Just what are Chinese property regulators thinking? With housing prices jumping by more than 17% year-on-year in some cities in China last month, it seems disastrous to let a major urban area shelve one of its restrictions on housing purchases.
Last week in Wenzhou, China’s cradle of entrepreneurialism and shadow banking capital, an official said the city would allow first-time homebuyers to purchase second homes, voiding a policy control put in place in 2011.
Days later, official data on the country’s housing industry showed 7.5% price growth for July compared to last year. Prices climbed in all but one of the 70 cities tracked, sustaining a seven-month upward trend.
This doesn’t seem like the best time to drop the controls designed specifically to lower housing prices. It’s these kinds of data that still provide fodder for doomsday stories predicting an earth-shattering pop for what is widely considered to be a massive real estate bubble.

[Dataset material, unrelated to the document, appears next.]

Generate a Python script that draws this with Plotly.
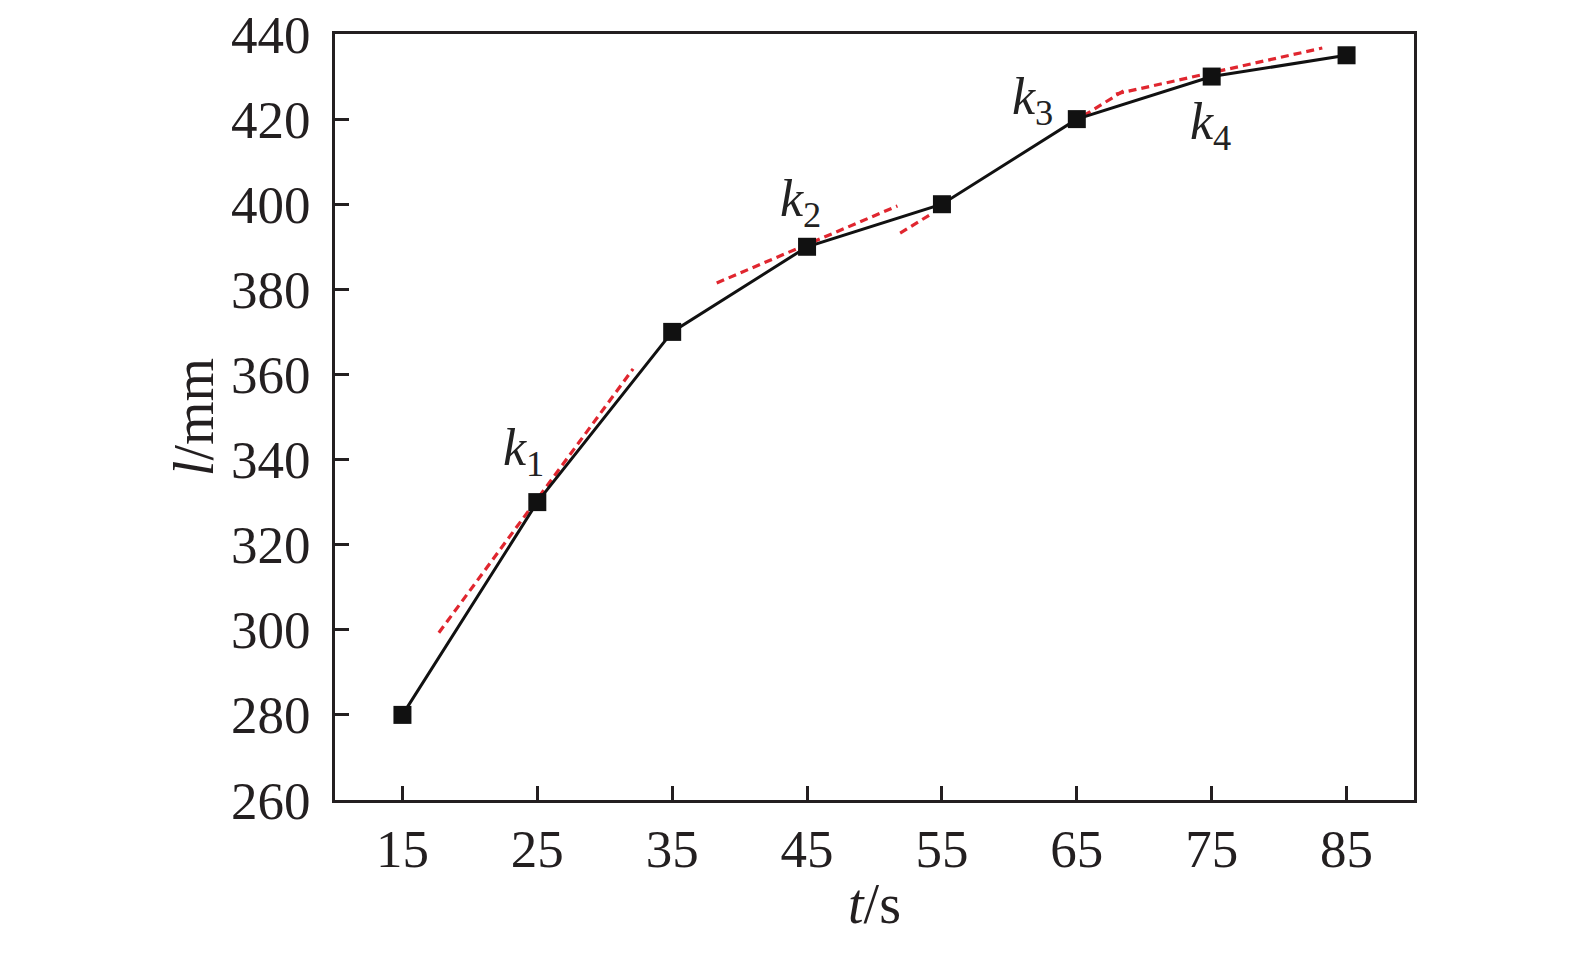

However, many such bleak reports on China’s housing prices have focused on year-on-year growth. While the figures are convincing – prices are recoding the fastest annual growth in two years – they may also be misleading when trying to feel the pulse of the market this year.
A month-on-month take on the data paints a wholly different picture. July was the fourth consecutive month of slowing growth for new homes in China, an initial sign of price stability. Average new home prices in 70 cities grew by 0.7% in July, down from 0.8% the month before. That figure was as high as 1.2% in March.
As for the spike in annual growth last month, the comparison was made from a low base. In July 2012, prices rose by just 0.33% compared to the month before. The price had declined for eight months through May of last year, meaning the impact of year-on-year figures this summer was vastly inflated.
It’s not immediately clear what policymakers in Beijing have in mind when they let a city such as Wenzhou drop a housing control.
Local officials couldn’t wait to ditch the measure. Wenzhou has been the nation’s only big city to experience a long-term decline in the prices of housing. Prices there have fallen for consecutive months since September 2011. It was also the only city to have restrictions on the purchase of second homes when such transactions are limited at three elsewhere in the country.
But to get into the minds of Beijing’s technocrats, observers will need to consider the long game for housing stability in the country.
Allowing Wenzhou to relax its controls is really just a continuation of a softer stance the new administration has taken since March. The government put in place several measures meant to restrict the market in early April, including a 20% capital gains tax on the sale of second homes. Those policies were taken up differently throughout the country, demonstrating tolerance for local governments to adjust the rules according to conditions on the ground.
“The fact that [Wenzhou] was able to move toward easing is actually a signal that the central government is more accommodative to easing conditions if price is under control,” Wee Liat Lee, a property analyst at BNP Paribas Securities, told China Economic Review this week.
Prices aren’t under control yet, but they are moderating. The new political lineup in Beijing has expressed its intention to stabilize the market in the long run. Moderate but declining price growth month-on-month for the rest of the year is unlikely to convince leaders to step in with harsh policy measures.
Lee suggested observers look for structural reform such as an expansion of housing tax, not measures that curb demand. Also, watch for more signs that regulators in Beijing are playing the long game in the housing market. After all, they have the time to do it.